Tesla doesn’t want its suppliers to make all of their stuff in China and Taiwan, per Nikkei Asia. Supply chain executives said Tesla wanted to avoid disruptions caused by geopolitical uncertainties. Tesla CEO Elon Musk said he didn’t ask President Joe Biden to impose tariffs on Chinese EVs. Tesla has asked its suppliers to start making their parts outside China and Taiwan, Nikkei Asia reported on Thursday.
The EV giant is looking to diversify its supply chain for non-China markets, the outlet reported, citing six supply chain executives familiar with the matter. The company hopes its request can be fulfilled by its suppliers by as early as next year, the outlet reported.
The executives said Tesla wanted to avoid potential supply chain disruptions due to geopolitical uncertainties in the Greater China region. Tesla isn’t the only American automaker looking to expand its supply chains.
“We serve several American automobile makers, and Tesla is the most aggressive in terms of trying to avoid the risks surrounding China and Taiwan,” an electronics supplier executive told Nikkei Asia, adding that such a move would be more challenging and expensive.
According to the outlet, General Motors and Ford have raised similar questions to their suppliers, though they did not make an explicit request like Tesla.
Representatives for Tesla, General Motors, and Ford didn’t immediately respond to requests for comment from BI sent outside regular business hours.
Tesla’s supply chain maneuvers may seem peculiar considering how friendly its CEO, Elon Musk, has been with the Chinese authorities.
The mercurial billionaire made a surprise trip to China last month, where he met Premier Li Qiang, the country’s second-highest-ranking politician.
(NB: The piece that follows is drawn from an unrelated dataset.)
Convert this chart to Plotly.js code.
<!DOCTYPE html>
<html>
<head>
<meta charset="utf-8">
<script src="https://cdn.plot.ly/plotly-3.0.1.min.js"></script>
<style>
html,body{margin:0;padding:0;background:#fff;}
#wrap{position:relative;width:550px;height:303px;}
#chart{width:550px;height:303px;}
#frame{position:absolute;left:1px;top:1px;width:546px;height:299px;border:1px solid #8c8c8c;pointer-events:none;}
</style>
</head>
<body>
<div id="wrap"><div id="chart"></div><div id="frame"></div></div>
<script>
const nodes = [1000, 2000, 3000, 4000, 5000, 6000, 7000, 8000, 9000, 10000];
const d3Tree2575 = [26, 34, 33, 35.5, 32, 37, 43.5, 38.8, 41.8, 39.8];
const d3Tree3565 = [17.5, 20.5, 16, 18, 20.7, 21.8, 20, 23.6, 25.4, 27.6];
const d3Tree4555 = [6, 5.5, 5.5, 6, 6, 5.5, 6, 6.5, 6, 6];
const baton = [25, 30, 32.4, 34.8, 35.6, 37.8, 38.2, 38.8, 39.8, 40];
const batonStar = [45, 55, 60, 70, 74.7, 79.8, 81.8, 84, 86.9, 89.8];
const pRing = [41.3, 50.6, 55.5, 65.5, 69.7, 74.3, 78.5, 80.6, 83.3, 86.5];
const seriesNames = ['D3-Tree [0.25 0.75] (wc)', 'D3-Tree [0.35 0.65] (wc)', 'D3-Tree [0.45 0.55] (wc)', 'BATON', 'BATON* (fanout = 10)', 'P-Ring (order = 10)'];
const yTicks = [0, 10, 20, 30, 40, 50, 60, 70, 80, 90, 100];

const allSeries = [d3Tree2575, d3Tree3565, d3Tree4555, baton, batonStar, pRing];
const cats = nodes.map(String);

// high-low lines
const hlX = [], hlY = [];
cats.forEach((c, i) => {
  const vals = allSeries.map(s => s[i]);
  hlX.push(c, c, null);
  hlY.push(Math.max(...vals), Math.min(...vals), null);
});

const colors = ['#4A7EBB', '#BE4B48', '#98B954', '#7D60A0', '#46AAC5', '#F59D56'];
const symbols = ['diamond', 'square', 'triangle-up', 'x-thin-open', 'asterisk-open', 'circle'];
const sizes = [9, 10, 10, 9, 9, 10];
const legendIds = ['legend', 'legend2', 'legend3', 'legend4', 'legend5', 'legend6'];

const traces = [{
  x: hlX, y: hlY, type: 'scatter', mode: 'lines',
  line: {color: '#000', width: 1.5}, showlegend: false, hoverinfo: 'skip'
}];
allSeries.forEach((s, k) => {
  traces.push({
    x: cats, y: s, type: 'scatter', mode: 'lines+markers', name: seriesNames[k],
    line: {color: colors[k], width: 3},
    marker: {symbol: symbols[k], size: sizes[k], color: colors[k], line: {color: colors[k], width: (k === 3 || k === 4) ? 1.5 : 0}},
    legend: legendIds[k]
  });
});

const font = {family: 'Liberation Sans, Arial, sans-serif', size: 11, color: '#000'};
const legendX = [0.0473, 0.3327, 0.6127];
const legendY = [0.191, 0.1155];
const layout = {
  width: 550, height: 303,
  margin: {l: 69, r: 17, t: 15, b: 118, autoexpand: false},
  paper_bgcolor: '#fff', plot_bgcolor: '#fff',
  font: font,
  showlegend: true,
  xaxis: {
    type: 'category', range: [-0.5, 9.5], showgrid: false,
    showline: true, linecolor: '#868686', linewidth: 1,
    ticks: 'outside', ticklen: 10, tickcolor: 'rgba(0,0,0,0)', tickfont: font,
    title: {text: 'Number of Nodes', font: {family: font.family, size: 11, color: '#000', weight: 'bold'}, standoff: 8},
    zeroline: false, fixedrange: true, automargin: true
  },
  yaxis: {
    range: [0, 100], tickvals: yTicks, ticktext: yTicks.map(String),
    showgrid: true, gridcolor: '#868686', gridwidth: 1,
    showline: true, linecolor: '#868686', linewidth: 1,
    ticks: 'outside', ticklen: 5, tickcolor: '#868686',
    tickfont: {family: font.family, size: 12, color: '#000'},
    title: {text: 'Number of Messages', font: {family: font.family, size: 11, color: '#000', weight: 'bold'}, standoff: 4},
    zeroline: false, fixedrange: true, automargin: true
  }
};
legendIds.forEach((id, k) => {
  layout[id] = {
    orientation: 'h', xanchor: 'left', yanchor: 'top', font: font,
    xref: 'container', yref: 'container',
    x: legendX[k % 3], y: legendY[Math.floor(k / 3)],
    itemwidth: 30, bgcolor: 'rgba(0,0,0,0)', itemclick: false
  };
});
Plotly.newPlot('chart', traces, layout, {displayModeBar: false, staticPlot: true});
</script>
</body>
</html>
The trip proved fruitful for Musk, as Chinese officials gave their in-principle approval for Tesla to roll out its Full Self-Driving (FSD) technology in the country.
On May 7, the state-owned newspaper China Daily reported that officials had also given their partial support to Musk’s proposal to implement Tesla’s FSD technology in China’s taxi services.
And Tesla’s Chinese connections don’t just end there. Last month, Musk revealed in an X post that he’d picked the robotaxi’s projected August 8 launch date partly because “8/8 is a lucky number in China.” That said, the Tesla chief hasn’t been oblivious to the risks of doing business in China.
During an earnings call in January, Musk raised the alarm about the threat posed by Chinese automakers like BYD and Li Auto.
“The Chinese car companies are the most competitive car companies in the world,” Musk told investors. “If there are no trade barriers established, they will pretty much demolish most other car companies in the world.” On May 14, the Biden administration said it planned to implement a 100% tariff on Chinese EVs.
“The increase in the tariff rate on electric vehicles will protect these investments and jobs from unfairly priced Chinese imports,” the White House said in its statement. Musk, however, appeared to walk back his remarks in January. On Thursday, Musk said Tesla didn’t ask for tariffs to be imposed.
“Tesla competes quite well in the market in China with no tariffs and no deferential support. In general, I’m in favor of no tariffs,” Musk said in an interview at the VivaTech conference in Paris. Musk’s shifting rhetoric on China underscores the challenges companies face when navigating the geopolitical headwinds of US-China tensions. For instance, chip giant Nvidia has been working hard to develop specialized offerings for the Chinese market in order to comply with prevailing US export restrictions.
But even that may be for naught since Chinese officials have asked domestic tech giants like Alibaba and Baidu to buy locally-made AI chips instead, per The Information. “China is a very important market for the technology industry,” Nvidia CEO Jensen Huang told the Financial Times in May 2023. “If we are deprived of the Chinese market, we don’t have a contingency for that. There is no other China, there is only one China.”